Monday, May 22, 2017

Changing One’s Relationship with Time



I have been reflecting today on the notion of chronological time (chronos) and what I believe Christians have referred to as a kind of eternal time, known as kairos, which has been translated as the right or ‘opportune moment’: a moment when all other moments point toward something that is timeless. I am not sure if I quite get the terminology, but I think that Kairos must refer to moments where time itself is transcended somewhat, and all other moments are contained in that one moment.
For instance, have you ever seen a movie or read a book in which the significance of every single scene doesn’t quite come together until the very “end”? I put “end” in quotation marks, because the notion of Kairos time does not depend on the accumulation of previous moments or the ‘progress’ of cause toward effect. Rather, Kairos seems to be an expression of every moment as though they all happened in the same moment.
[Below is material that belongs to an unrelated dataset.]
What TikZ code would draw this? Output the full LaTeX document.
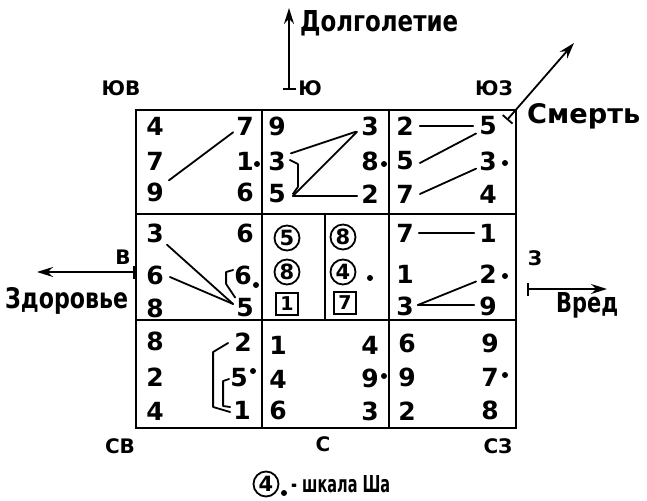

It’s as though every moment were perfect in itself and did not require a progression whatsoever; it only took the Kairos moment to redeem these moments from their illusion of chronological progression.
  The simplest example I can give of this “Kairos” is a phenomena I have often observed in my personal experiences lately: namely, that of engaging in the struggle to ‘find meaning’ in an activity, only to find later that the activity was already meaningful, and did not require a conscious ‘addition’ of meaning to validate or substantiate it. I am sure that all of us have had moments where we thought we were wasting time in doing a very difficult task or an unrewarding one, only to find later the seeds of a story or an interesting insight in that task. It’s not that the causal, chronological nature of the task created an added meaning to it. Rather, the sense of meaning was already there at each given moment, only waiting just to be revealed by stepping off the tendency to link things chronologically in an endless sequence.
I also think that Spinoza has expressed  a similar idea of time not being an endless progression but rather a series of timeless, standalone moments which already belong to an eternity.